By Christmas, the self-described "half-hearted Catholic" knew in his heart the only security in the world is the security found in God, which led to his New Year's resolution; which led to him praying the chaplet in a hotel room; which led him to buy Vinny's book; which led him to close his eyes in seat 16A, his trajectory heavenward, and reflect upon how God is real and He loves us and that He wants us to turn to Him in trust.
Which is exactly what Fred did when he suddenly realized it was the Hour of Great Mercy and he would probably be dead in a matter of seconds. He trusted, truly, for the first time.
All these fragments of thought seemed to piece themselves into place. The plane was going down, yet everything was making sense. He admits he was in shock. But he also felt at peace, a deep peace. God had allowed him to find the Divine Mercy booklet in his briefcase. God had steered him to Vinny's book. God did all this, he thought, to prepare him for death.

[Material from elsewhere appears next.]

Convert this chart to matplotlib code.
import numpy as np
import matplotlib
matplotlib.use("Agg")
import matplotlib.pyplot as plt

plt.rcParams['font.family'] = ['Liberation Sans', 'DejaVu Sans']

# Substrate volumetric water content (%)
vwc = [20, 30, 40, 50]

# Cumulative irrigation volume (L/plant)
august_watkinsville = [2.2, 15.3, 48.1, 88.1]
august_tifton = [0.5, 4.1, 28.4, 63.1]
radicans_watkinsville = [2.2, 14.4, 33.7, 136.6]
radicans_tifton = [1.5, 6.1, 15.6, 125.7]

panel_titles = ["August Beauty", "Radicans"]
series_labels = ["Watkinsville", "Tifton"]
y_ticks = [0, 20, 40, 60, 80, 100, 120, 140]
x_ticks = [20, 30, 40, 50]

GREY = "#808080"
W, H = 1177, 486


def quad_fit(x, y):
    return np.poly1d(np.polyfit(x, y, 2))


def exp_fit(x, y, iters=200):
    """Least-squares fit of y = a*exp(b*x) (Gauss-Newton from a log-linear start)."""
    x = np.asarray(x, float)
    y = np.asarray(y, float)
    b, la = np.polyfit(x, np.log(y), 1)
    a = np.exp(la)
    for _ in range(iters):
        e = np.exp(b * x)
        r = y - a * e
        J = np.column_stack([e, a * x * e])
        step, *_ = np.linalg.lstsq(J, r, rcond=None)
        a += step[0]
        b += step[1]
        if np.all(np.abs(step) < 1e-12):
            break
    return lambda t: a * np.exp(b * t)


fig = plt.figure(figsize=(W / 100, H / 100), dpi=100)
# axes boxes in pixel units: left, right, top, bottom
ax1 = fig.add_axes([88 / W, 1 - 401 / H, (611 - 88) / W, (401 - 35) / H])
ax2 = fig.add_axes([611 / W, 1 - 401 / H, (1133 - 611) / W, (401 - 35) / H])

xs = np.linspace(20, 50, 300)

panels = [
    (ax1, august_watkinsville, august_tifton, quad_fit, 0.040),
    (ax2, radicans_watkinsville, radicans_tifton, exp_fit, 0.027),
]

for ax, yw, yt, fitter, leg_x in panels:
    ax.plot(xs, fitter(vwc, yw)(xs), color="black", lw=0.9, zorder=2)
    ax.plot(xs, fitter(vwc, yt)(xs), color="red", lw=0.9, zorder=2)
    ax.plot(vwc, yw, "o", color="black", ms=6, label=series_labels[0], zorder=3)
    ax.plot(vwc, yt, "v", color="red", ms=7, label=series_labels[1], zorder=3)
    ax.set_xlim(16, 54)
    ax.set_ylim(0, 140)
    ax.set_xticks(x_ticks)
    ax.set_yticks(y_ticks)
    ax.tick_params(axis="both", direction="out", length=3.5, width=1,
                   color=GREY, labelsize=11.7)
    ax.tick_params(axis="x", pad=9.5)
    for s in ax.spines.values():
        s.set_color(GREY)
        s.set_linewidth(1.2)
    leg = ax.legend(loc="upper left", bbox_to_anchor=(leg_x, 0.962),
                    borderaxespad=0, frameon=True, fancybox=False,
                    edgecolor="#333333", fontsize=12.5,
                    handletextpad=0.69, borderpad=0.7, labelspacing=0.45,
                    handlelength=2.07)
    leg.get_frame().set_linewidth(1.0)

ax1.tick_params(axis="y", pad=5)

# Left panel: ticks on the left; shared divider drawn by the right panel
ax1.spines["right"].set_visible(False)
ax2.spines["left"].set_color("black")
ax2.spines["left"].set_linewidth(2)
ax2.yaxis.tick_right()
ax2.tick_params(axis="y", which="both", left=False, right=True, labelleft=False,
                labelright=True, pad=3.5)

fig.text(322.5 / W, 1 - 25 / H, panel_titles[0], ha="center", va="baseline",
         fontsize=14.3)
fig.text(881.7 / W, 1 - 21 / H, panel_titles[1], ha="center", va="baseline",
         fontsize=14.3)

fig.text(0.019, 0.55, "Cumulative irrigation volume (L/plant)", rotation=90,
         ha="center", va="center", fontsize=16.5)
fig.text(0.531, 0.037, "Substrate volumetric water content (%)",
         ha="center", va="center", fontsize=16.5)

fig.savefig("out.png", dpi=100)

He hunched over in his seat to brace for impact. He prayed for God's mercy. Then he prayed two Hail Marys and one Our Father. He made it halfway though a prayer to St. Michael, the archangel, when the plane hit the water, came to a stop, and bobbed up and down like a toy in a kiddy pool.
'True Peace'
"Under the most precarious situations I could ever imagine," says Fred, "God taught me what true peace is all about — that it's found in accepting God's will. That we must try our best in this life, but not sweat the small stuff, and hand control over to God."

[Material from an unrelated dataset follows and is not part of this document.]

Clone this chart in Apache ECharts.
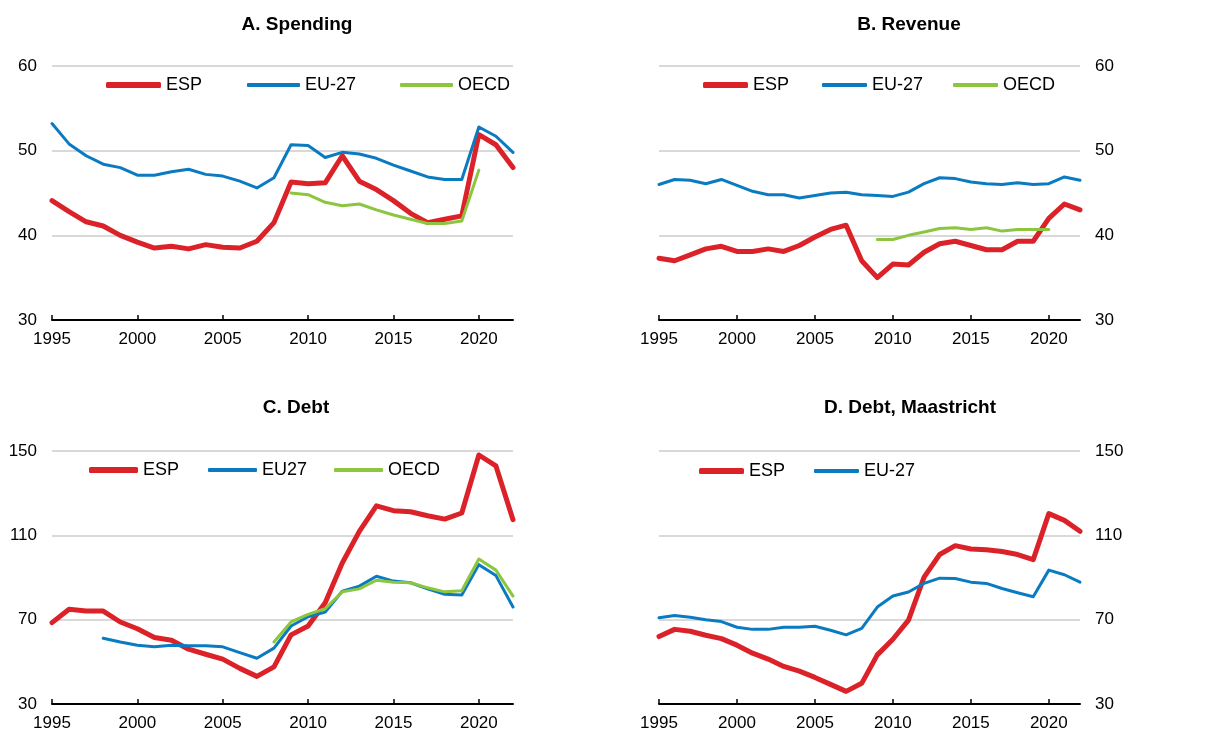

One more thing to mention. A couple weeks before the flight, Fred had prayed the Rosary for the first time in years. He had recently learned of the 15 promises that, as legend has it, the Virgin Mary made to St. Dominic and Blessed Alanus to all who pray the Rosary with a faithful heart. Fred remembers thinking at the time, "Are those promises real?" He feels he recently received his answer.
"I still have my boarding pass from the flight," Fred said this week, "and I couldn't help but to notice all the 15s associated with the flight. We left on Jan. 15, from gate 15. It was Flight 1549, with 155 passengers. Also, it took off during the 15th hour, by military time, which is what the world of aviation uses. I smiled when it hit me later. There was my answer right there."
He's vowed to embrace the Eucharist, thanks to Vinny; the Rosary, thanks to all those 15s; and the Chaplet of Divine Mercy, thanks to that booklet.
God was doing more than preparing him for death: God was preparing him for life.